The “V8’s ’til ’98” media-led consumer campaign functioned as a moral panic about whether or not automobilised Australian subjects would be able to perform a particular Australian (and masculine) form of processual production of and engagement with automobilised time-space. A properly processual conception of the subject is essential for appreciating the capacities for action afforded by linkages with socio-technical assemblages. I am attempting to isolate the subjective dimension of part of a process of what Whitehead calls ‘appetition’. It is a way of avoiding definitions of the ‘subject’ derived from structuralist concerns with identity. Brian Massumi’s work is similarly concerned with the processual dimension of experience. His description of ‘anticipation’ captures some sense of this subjective dimension of appetition:

Orders of substitution and superposition are orders of thought defined as the reality of an excess over the actual. This is clearest in the case of anticipation, which in a real and palpable way extends the actual moment beyond itself, superposing one moment upon the next, in a way that is not just thought but also bodily felt as a yearning, tending, or tropism. […] But the definition also applies to substitution […]. Substitutions are cases in a combinatoric (a system of “either-ors” sometimes conjoined as an “and”). Not all possible actions are present as perception to the same degree. All of the permutations composing the combinatoric are not actionably present to the same degree in every perception. (original italics, 2002: 91)

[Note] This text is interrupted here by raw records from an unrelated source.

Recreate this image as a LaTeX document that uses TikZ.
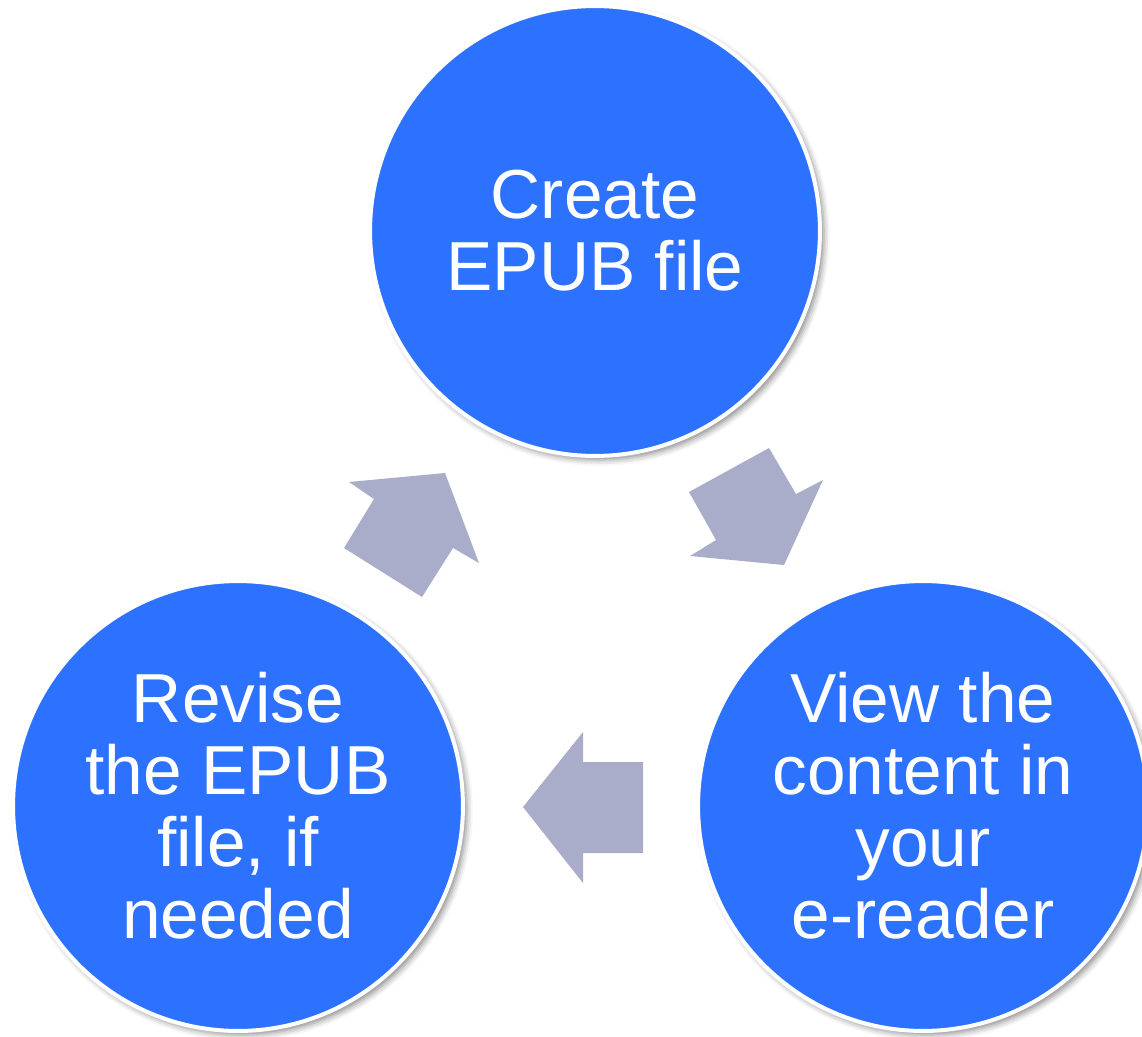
\documentclass[tikz,border=0pt]{standalone}
\usepackage{fontspec}
\setmainfont{Liberation Sans}
\usetikzlibrary{shadows.blur}
\definecolor{stageblue}{RGB}{45,114,255}
\definecolor{flowgray}{RGB}{169,173,201}
\begin{document}
\begin{tikzpicture}[x=0.02cm,y=-0.02cm,
  stage/.style={circle,fill=stageblue,draw=white,line width=0.08cm,
    minimum size=9cm,inner sep=0pt,text=white,align=center,
    font=\fontsize{39.5}{41}\selectfont,
    blur shadow={shadow xshift=0.08cm,shadow yshift=-0.08cm,
      shadow blur radius=0.12cm,shadow opacity=45}},
  flow/.style={fill=flowgray}]
  % Frame
  \useasboundingbox (0,0) rectangle (1142,1037);
  % Stages
  \node[stage] (create) at (595,231) {Create\\EPUB file};
  \node[stage] (view) at (923,806) {View the\\content in\\your\\e-reader};
  \node[stage] (revise) at (238,806) {Revise\\the EPUB\\file, if\\needed};
  % Arrows
  \fill[flow] (689,492) -- (769,448) -- (796,494) -- (823,480) -- (784,565) -- (690,556) -- (716,540) -- cycle;
  \fill[flow] (643,762) -- (583,762) -- (583,732) -- (523,807) -- (583,883) -- (583,853) -- (643,853) -- cycle;
  \fill[flow] (374,499) -- (349,482) -- (445,473) -- (479,563) -- (453,548) -- (422,597) -- (344,548) -- cycle;
\end{tikzpicture}
\end{document}
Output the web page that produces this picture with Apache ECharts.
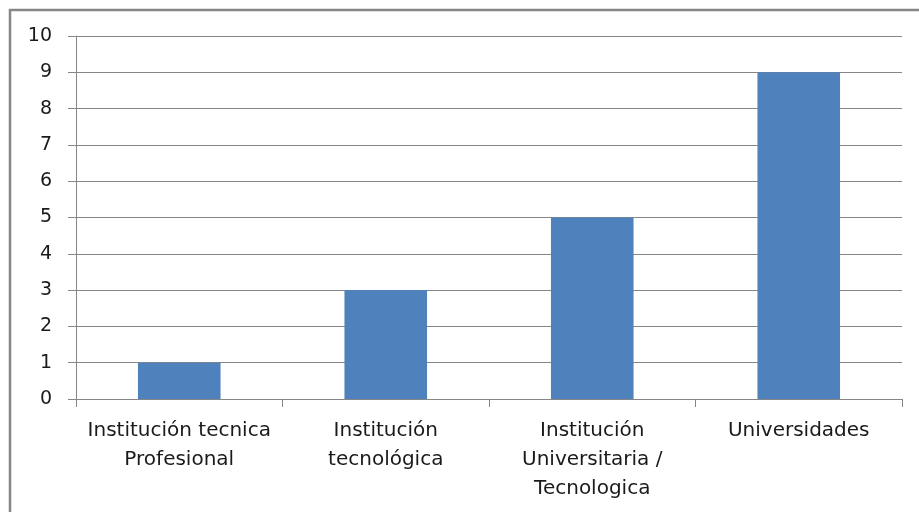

Massumi is describing the relation between possible actions and the future as expressed within perception. The ‘possible’ is produced through perception as a dynamic infrastructure for immanent future action. The banal nationalism experienced on the road as part of the system of automobility is not only produced through explicit signifiers of nationhood (in Australia, this is exemplified by the Southern Cross stickers on the rear window of vehicles), but in the way the experience itself is produced as a processual relation by the socio-technical assemblage of (nominally) car, driver and road.

To invert the focus of Meaghan Morris’s analysis of the automobilised drama of Mad Max (in her “White Panic” essay, which used to be at the Sense of Cinema site, but is no longer there?), the event produced is not of the masculine violence of the car crash as a metonymic event of colonisation and the ‘white panic’ of occupying ‘the road’ as an existential horizon of national purification, rather the event produced is of a kind of mastery of ‘the road’ through the magnification of power afforded by the V8 engine. This event still demands a masculine violence, but of domination and competition articulated through a mastery of the flows of time and space within the system of automobility. The event of the crash is an exception within the differential repetition of this other far more common and banal event, which is the event of ‘traffic’. The panic around the possible withdrawal of the V8 from the Australian automotive market is a panic born of the consequential disenfranchising of Australian automotive subjects from being able to experience the processual dimension the Australian system of automobility.